Equipment: Coronado Solar Telescopes

In this part of the lab, you will be observing the Sun using a solar telescope on the roof.  If the weather is cloudy, use the Hydrogen-Alpha photos from the Big Bear Solar Observatory (BBSO) to complete this section. Continue reading below for to learn about which features you may see.

H-alpha features (visible only in H-alpha images) - Certain notable features can only be seen in H-alpha light. These features include:

Granulation - the mottled appearance of the solar disk as seen in Hydrogen Alpha. It will appear as bright patches separated by darker boundaries. Granulation is an illustration of convection in the Sun, the process by which heat flows from the interior to the surface of the Sun.

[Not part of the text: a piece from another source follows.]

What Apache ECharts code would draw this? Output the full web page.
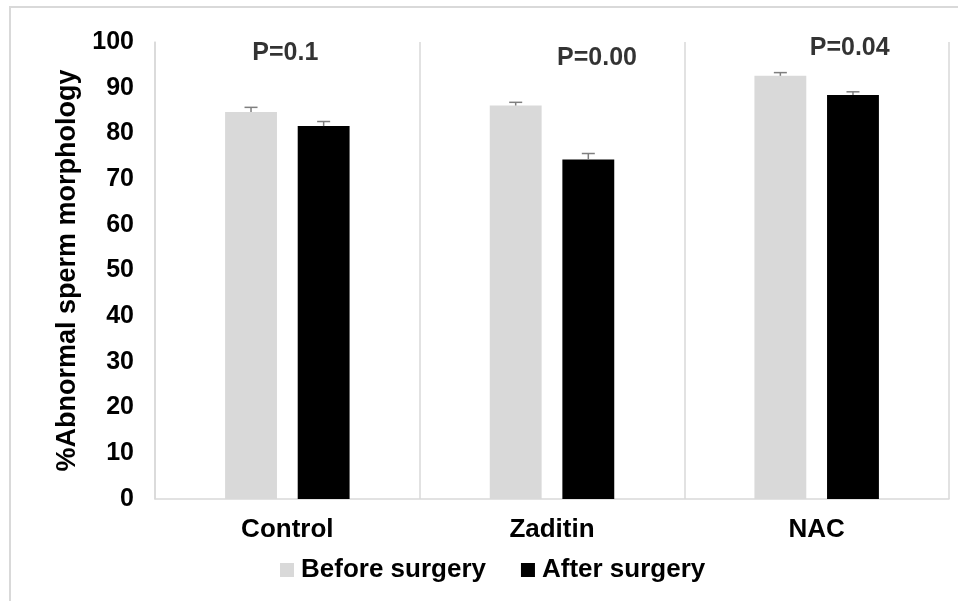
<!DOCTYPE html>
<html>
<head>
<meta charset="utf-8">
<script src="https://cdn.jsdelivr.net/npm/echarts@6/dist/echarts.min.js"></script>
<style>
html,body{margin:0;padding:0;background:#fff;}
#chart{width:958px;height:601px;}
</style>
</head>
<body>
<div id="chart"></div>
<script>
const categories = ['Control', 'Zaditin', 'NAC'];
const seriesNames = ['Before surgery', 'After surgery'];
const beforeValues = [84.7, 86.1, 92.6];
const afterValues = [81.6, 74.3, 88.4];
const beforeErrors = [1.0, 0.7, 0.7];
const afterErrors = [1.0, 1.3, 0.7];
const pLabels = ['P=0.1', 'P=0.00', 'P=0.04'];
const pLabelValues = [97.6, 96.5, 98.7];
const yTicks = { min: 0, max: 100, interval: 10 };

const FONT = '"Liberation Sans", Arial, sans-serif';
const BAR_W = 0.196;   // fraction of band
const BAR_GAP = 0.4;   // fraction of bar width
const pOffsets = [[-2, 0], [45, 0], [33, 0]];

function errorRender(side) {
  return function (params, api) {
    const cat = api.value(0);
    const v = api.value(1);
    const e = api.value(2);
    const base = api.coord([cat, v]);
    const top = api.coord([cat, v + e]);
    const band = api.size([1, 0])[0];
    const w = band * BAR_W;
    const x = base[0] + side * (w * (1 + BAR_GAP) / 2);
    const style = { stroke: '#7f7f7f', lineWidth: 1.5 };
    return {
      type: 'group',
      children: [
        { type: 'line', shape: { x1: x, y1: base[1], x2: x, y2: top[1] }, style: style },
        { type: 'line', shape: { x1: x - 6.5, y1: top[1], x2: x + 6.5, y2: top[1] }, style: style }
      ]
    };
  };
}

const chart = echarts.init(document.getElementById('chart'), null, { renderer: 'canvas' });
chart.setOption({
  backgroundColor: '#ffffff',
  animation: false,
  graphic: [{
    type: 'rect',
    shape: { x: 10, y: 7, width: 1100, height: 800 },
    style: { fill: 'none', stroke: '#d9d9d9', lineWidth: 2 },
    silent: true, z: -10
  }],
  grid: { left: 155, right: 9, top: 42, bottom: 102, containLabel: false },
  legend: {
    data: seriesNames,
    left: 280,
    top: 557,
    padding: 0,
    itemWidth: 14,
    itemHeight: 14,
    itemGap: 35,
    icon: 'rect',
    textStyle: { fontFamily: FONT, fontWeight: 'bold', fontSize: 26, color: '#000', padding: [0, 0, 0, 2] }
  },
  xAxis: {
    type: 'category',
    data: categories,
    axisLine: { show: true, lineStyle: { color: '#d9d9d9', width: 1.5 } },
    axisTick: { show: false },
    splitLine: { show: true, lineStyle: { color: '#d9d9d9', width: 1.5 } },
    axisLabel: { fontFamily: FONT, fontWeight: 'bold', fontSize: 26, color: '#000', margin: 18 }
  },
  yAxis: {
    type: 'value',
    min: yTicks.min,
    max: yTicks.max,
    interval: yTicks.interval,
    name: '%Abnormal sperm morphology',
    nameLocation: 'middle',
    nameRotate: 90,
    nameGap: 73,
    nameTextStyle: { fontFamily: FONT, fontWeight: 'bold', fontSize: 27, color: '#000' },
    axisLine: { show: true, lineStyle: { color: '#d9d9d9', width: 1.5 } },
    axisTick: { show: false },
    splitLine: { show: false },
    axisLabel: { fontFamily: FONT, fontWeight: 'bold', fontSize: 25, color: '#000', margin: 21 }
  },
  series: [
    {
      name: seriesNames[0], type: 'bar', data: beforeValues,
      barWidth: (BAR_W * 100) + '%', barGap: (BAR_GAP * 100) + '%',
      itemStyle: { color: '#d9d9d9' }
    },
    {
      name: seriesNames[1], type: 'bar', data: afterValues,
      barWidth: (BAR_W * 100) + '%', barGap: (BAR_GAP * 100) + '%',
      itemStyle: { color: '#000000' }
    },
    {
      type: 'custom', name: 'errBefore',
      renderItem: errorRender(-1),
      data: categories.map((c, i) => [i, beforeValues[i], beforeErrors[i]]),
      z: 5, silent: true
    },
    {
      type: 'custom', name: 'errAfter',
      renderItem: errorRender(1),
      data: categories.map((c, i) => [i, afterValues[i], afterErrors[i]]),
      z: 5, silent: true
    },
    {
      type: 'scatter', name: 'pvalues',
      symbolSize: 0,
      silent: true,
      clip: false,
      data: categories.map((c, i) => ({
        value: [i, pLabelValues[i]],
        label: { offset: pOffsets[i] }
      })),
      label: {
        show: true,
        position: 'inside',
        formatter: (p) => pLabels[p.dataIndex],
        fontFamily: FONT, fontWeight: 'bold', fontSize: 25, color: '#000'
      }
    }
  ]
});
</script>
</body>
</html>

When you are looking at the granules, you are looking at hot blobs of matter that are rising to the surface of the Sun from the even hotter interior, cooling off, then sinking back into the interior again. Since granulation is the process by which heat flows from the center of the Sun to its exterior, it is present even at solar minimum.

Granulation
Granulation, Image credit: BBSO

Prominences -  bright clouds seen at the edge of the Sun against the black of outer space. Often, these appear as bright arches. They are bright because they are hot and made of hydrogen, so according to Kirchoff’s Second Law, they glow in the spectral lines of hydrogen. An amazing thing about prominences is that they are held up against the strong gravitational force of the Sun by magnetic forces.

Prominences
Prominences, Image credit: BBSO

Filaments - look like long, dark lines on the solar disk . They can only be seen with a hydrogen alpha filter. They represent prominences which are seen in absorption against the light of the Sun, rather than in emission against the dark sky at the solar limb.

Filament
Filament, Image credit: BBSO

Solar Flares - (rare) one of the most exciting phenomena to see. Flares are huge explosions on the surface of the Sun. The effects of these explosions can sometimes be detected at Earth, one astronomical unit away. If you see a flare, it will appear as a starlike bright point on the Sun, almost always in the vicinity of a sunspot. It will increase to maximum brightness and fade away in a matter of a few minutes. The tremendous energy associated with solar flares comes from the energy stored in solar magnetic fields.